Erdoğan konuşmasında şu ifadeleri kullandı:
“Kıbrıs Türk halkı, 50 yılı aşkın süredir federasyon temelinde çözüm için elinden gelen tüm çabayı göstermiştir. Ancak karşılığında yalnızca oyalama, izolasyon ve dışlanma görmüştür. Bugün geldiğimiz noktada, artık iki egemen eşit devlet temelinde bir çözümden başka bir yol kalmamıştır.”
Rum Kesiminden Diplomatik Hamleler
Erdoğan’ın ziyareti sonrasında Rum Yönetimi’nin, özellikle Avrupa Birliği nezdinde diplomatik girişimlerini hızlandırdığı öğrenildi. AB Konseyi, Avrupa Parlamentosu ve Birleşmiş Milletler ile yoğun temas halinde olan Rum yönetiminin, Türkiye'nin ve KKTC’nin son dönemdeki ortak duruşunu uluslararası camiaya “barışa tehdit” olarak sunmaya çalıştığı belirtiliyor.
Öte yandan, KKTC Cumhurbaşkanı Ersin Tatar da Erdoğan’ın ziyaretini “tarihi bir dayanışma mesajı” olarak nitelendirdi.
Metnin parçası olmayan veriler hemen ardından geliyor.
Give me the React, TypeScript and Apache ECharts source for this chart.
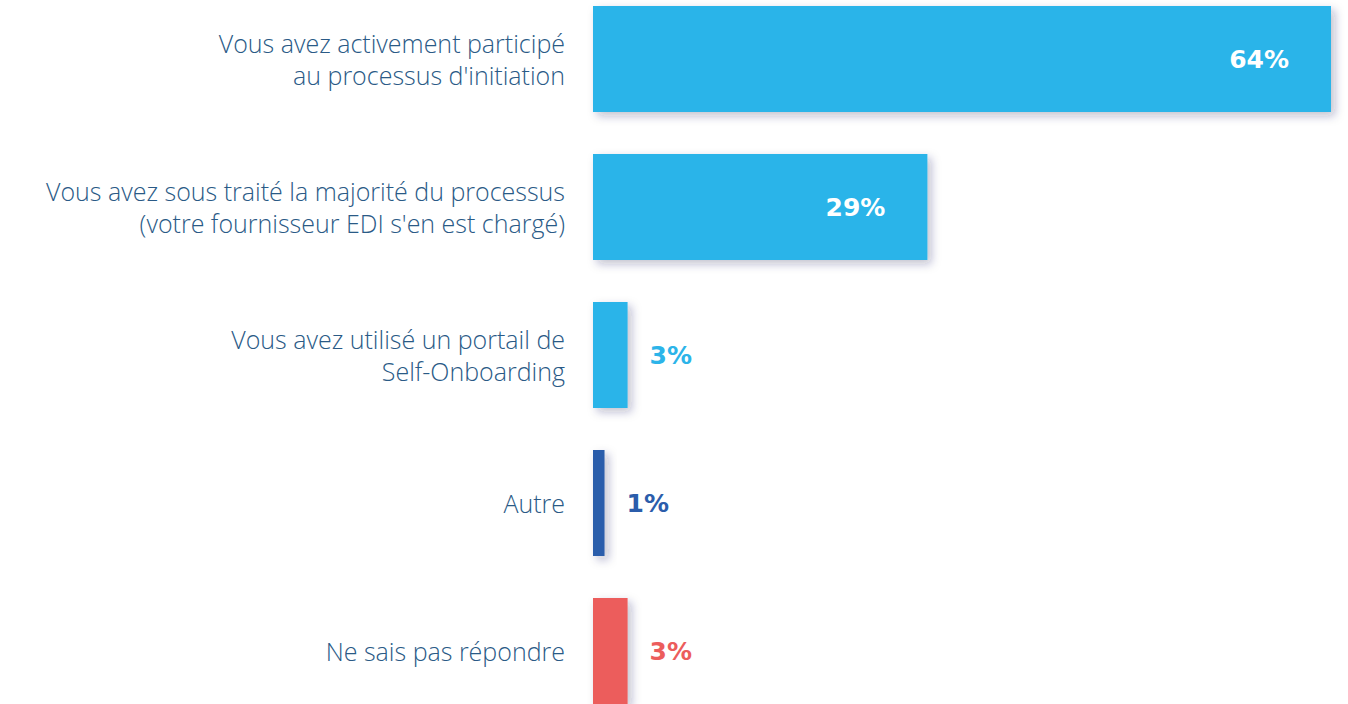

Tatar, Türkiye’nin her zaman Kıbrıs Türk halkının yanında olduğunu ve bu desteğin Doğu Akdeniz’deki tüm denklemi değiştirdiğini ifade etti.
Türk Tarafı Kararlı: “Müzakereler Ancak Egemen Eşitlik Temelinde Başlayabilir”
Türk tarafı, müzakere sürecinin ancak KKTC'nin egemen eşitliği ve eşit uluslararası statüsünün tanınması şartıyla başlayabileceği görüşünü sürdürüyor. Bu çerçevede Erdoğan’ın ziyareti, yalnızca bir sembolik dayanışma değil, aynı zamanda Türkiye’nin ve KKTC’nin diplomatik pozisyonunun açık bir teyidi olarak değerlendiriliyor.